## Begin
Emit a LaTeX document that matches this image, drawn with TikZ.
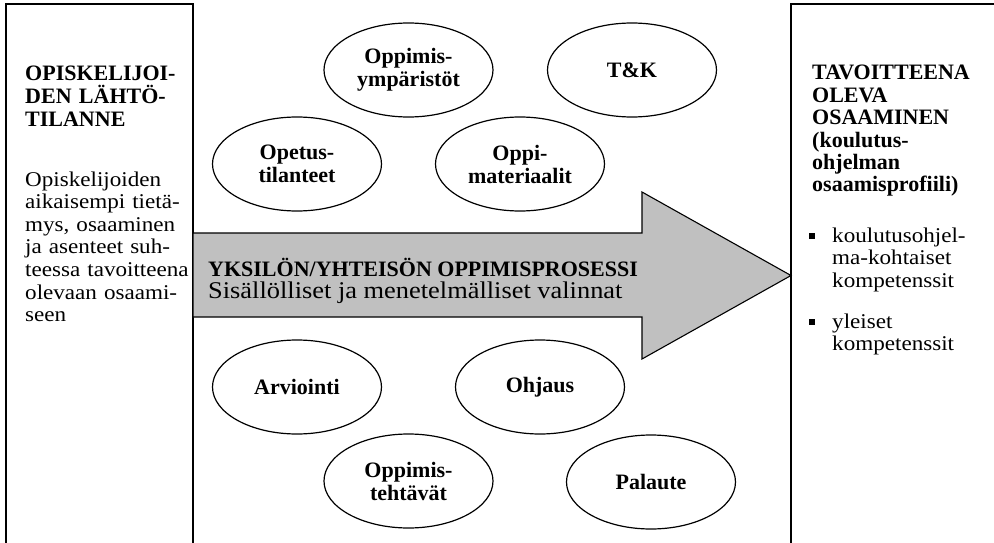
\documentclass[tikz,border=0pt]{standalone}
\usepackage{fontspec}
\setmainfont{Liberation Serif}
\newfontfamily\bodyfont{Liberation Serif}[FakeStretch=1.1]
\usepackage{tikz}
\usetikzlibrary{shapes.geometric}
\definecolor{arrowgray}{RGB}{192,192,192}

\begin{document}
\begin{tikzpicture}[x=1pt,y=-1pt,
    hdr/.style={anchor=base west,inner sep=0pt,align=left,font=\fontsize{22}{23}\selectfont\bfseries},
    bodytext/.style={anchor=base west,inner sep=0pt,align=left,font=\bodyfont\fontsize{21}{22.6}\selectfont},
    blob/.style={ellipse,draw,line width=1.2pt,minimum width=169pt,minimum height=94pt,inner sep=0pt,align=center,font=\fontsize{22}{23}\selectfont\bfseries},
    bulletbox/.style={rectangle,fill=black,minimum size=6pt,inner sep=0pt}]
        \useasboundingbox (0,0) rectangle (994,543);
        % Side boxes (open at the bottom)
        \draw[line width=1.3pt] (6,546) -- (6,4) -- (193,4) -- (193,546);
        \draw[line width=1.3pt] (791,546) -- (791,4) -- (997,4);
        % Big process arrow
        \filldraw[fill=arrowgray,draw=black,line width=1.1pt] (193,233) -- (642,233) -- (642,192)
            -- (791,275.5) -- (642,359) -- (642,317) -- (193,317) -- cycle;
        \node[hdr] (flowhead) at (208,276) {YKSILÖN/YHTEISÖN OPPIMISPROSESSI};
        \node[bodytext,font=\bodyfont\fontsize{24}{25}\selectfont] (flowsub) at (208,298.5) {Sisällölliset ja menetelmälliset valinnat};
        % Left box texts
        \node[hdr,text width=175pt] (starthead) at (25,81) {OPISKELIJOI-\\DEN LÄHTÖ-\\TILANNE};
        \node[bodytext,text width=175pt] (startbody) at (25,186) {Opiskelijoiden\\aikaisempi tietä-\\mys, osaaminen\\ja asenteet suh-\\teessa tavoitteena\\olevaan osaami-\\seen};
        % Right box texts
        \node[hdr,text width=180pt,font=\fontsize{22}{22.4}\selectfont\bfseries] (goalhead) at (812,80) {TAVOITTEENA\\OLEVA\\OSAAMINEN\\(koulutus-\\ohjelman\\osaamisprofiili)};
        \node[bulletbox] (dot1) at (811.5,236) {};
        \node[bodytext,text width=160pt] (goal1) at (832,242) {koulutusohjel-\\ma-kohtaiset\\kompetenssit};
        \node[bulletbox] (dot2) at (811.5,322) {};
        \node[bodytext,text width=160pt] (goal2) at (832,328) {yleiset\\kompetenssit};
        % Ellipses above the arrow
        \node[blob] (environ) at (408.5,70) {Oppimis-\\ympäristöt};
        \node[blob] (rnd) at (632,70) {T\&K};
        \node[blob] (teaching) at (297,164) {Opetus-\\tilanteet};
        \node[blob] (material) at (520,164) {Oppi-\\materiaalit};
        % Ellipses below the arrow
        \node[blob] (assess) at (297,387) {Arviointi};
        \node[blob] (guidance) at (540,387) {Ohjaus};
        \node[blob] (tasks) at (408.5,481) {Oppimis-\\tehtävät};
        \node[blob] (feedback) at (651,482) {Palaute};
\end{tikzpicture}
\end{document}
## End
### STATED GOAL
Omit any images, then output the listing exactly.

### ANSWER TO THIS TASK
Emit a LaTeX document that matches this image, drawn with TikZ.
\documentclass[tikz,border=0pt]{standalone}
\usepackage{fontspec}
\setmainfont{Liberation Serif}
\newfontfamily\bodyfont{Liberation Serif}[FakeStretch=1.1]
\usepackage{tikz}
\usetikzlibrary{shapes.geometric}
\definecolor{arrowgray}{RGB}{192,192,192}

\begin{document}
\begin{tikzpicture}[x=1pt,y=-1pt,
    hdr/.style={anchor=base west,inner sep=0pt,align=left,font=\fontsize{22}{23}\selectfont\bfseries},
    bodytext/.style={anchor=base west,inner sep=0pt,align=left,font=\bodyfont\fontsize{21}{22.6}\selectfont},
    blob/.style={ellipse,draw,line width=1.2pt,minimum width=169pt,minimum height=94pt,inner sep=0pt,align=center,font=\fontsize{22}{23}\selectfont\bfseries},
    bulletbox/.style={rectangle,fill=black,minimum size=6pt,inner sep=0pt}]
        \useasboundingbox (0,0) rectangle (994,543);
        % Side boxes (open at the bottom)
        \draw[line width=1.3pt] (6,546) -- (6,4) -- (193,4) -- (193,546);
        \draw[line width=1.3pt] (791,546) -- (791,4) -- (997,4);
        % Big process arrow
        \filldraw[fill=arrowgray,draw=black,line width=1.1pt] (193,233) -- (642,233) -- (642,192)
            -- (791,275.5) -- (642,359) -- (642,317) -- (193,317) -- cycle;
        \node[hdr] (flowhead) at (208,276) {YKSILÖN/YHTEISÖN OPPIMISPROSESSI};
        \node[bodytext,font=\bodyfont\fontsize{24}{25}\selectfont] (flowsub) at (208,298.5) {Sisällölliset ja menetelmälliset valinnat};
        % Left box texts
        \node[hdr,text width=175pt] (starthead) at (25,81) {OPISKELIJOI-\\DEN LÄHTÖ-\\TILANNE};
        \node[bodytext,text width=175pt] (startbody) at (25,186) {Opiskelijoiden\\aikaisempi tietä-\\mys, osaaminen\\ja asenteet suh-\\teessa tavoitteena\\olevaan osaami-\\seen};
        % Right box texts
        \node[hdr,text width=180pt,font=\fontsize{22}{22.4}\selectfont\bfseries] (goalhead) at (812,80) {TAVOITTEENA\\OLEVA\\OSAAMINEN\\(koulutus-\\ohjelman\\osaamisprofiili)};
        \node[bulletbox] (dot1) at (811.5,236) {};
        \node[bodytext,text width=160pt] (goal1) at (832,242) {koulutusohjel-\\ma-kohtaiset\\kompetenssit};
        \node[bulletbox] (dot2) at (811.5,322) {};
        \node[bodytext,text width=160pt] (goal2) at (832,328) {yleiset\\kompetenssit};
        % Ellipses above the arrow
        \node[blob] (environ) at (408.5,70) {Oppimis-\\ympäristöt};
        \node[blob] (rnd) at (632,70) {T\&K};
        \node[blob] (teaching) at (297,164) {Opetus-\\tilanteet};
        \node[blob] (material) at (520,164) {Oppi-\\materiaalit};
        % Ellipses below the arrow
        \node[blob] (assess) at (297,387) {Arviointi};
        \node[blob] (guidance) at (540,387) {Ohjaus};
        \node[blob] (tasks) at (408.5,481) {Oppimis-\\tehtävät};
        \node[blob] (feedback) at (651,482) {Palaute};
\end{tikzpicture}
\end{document}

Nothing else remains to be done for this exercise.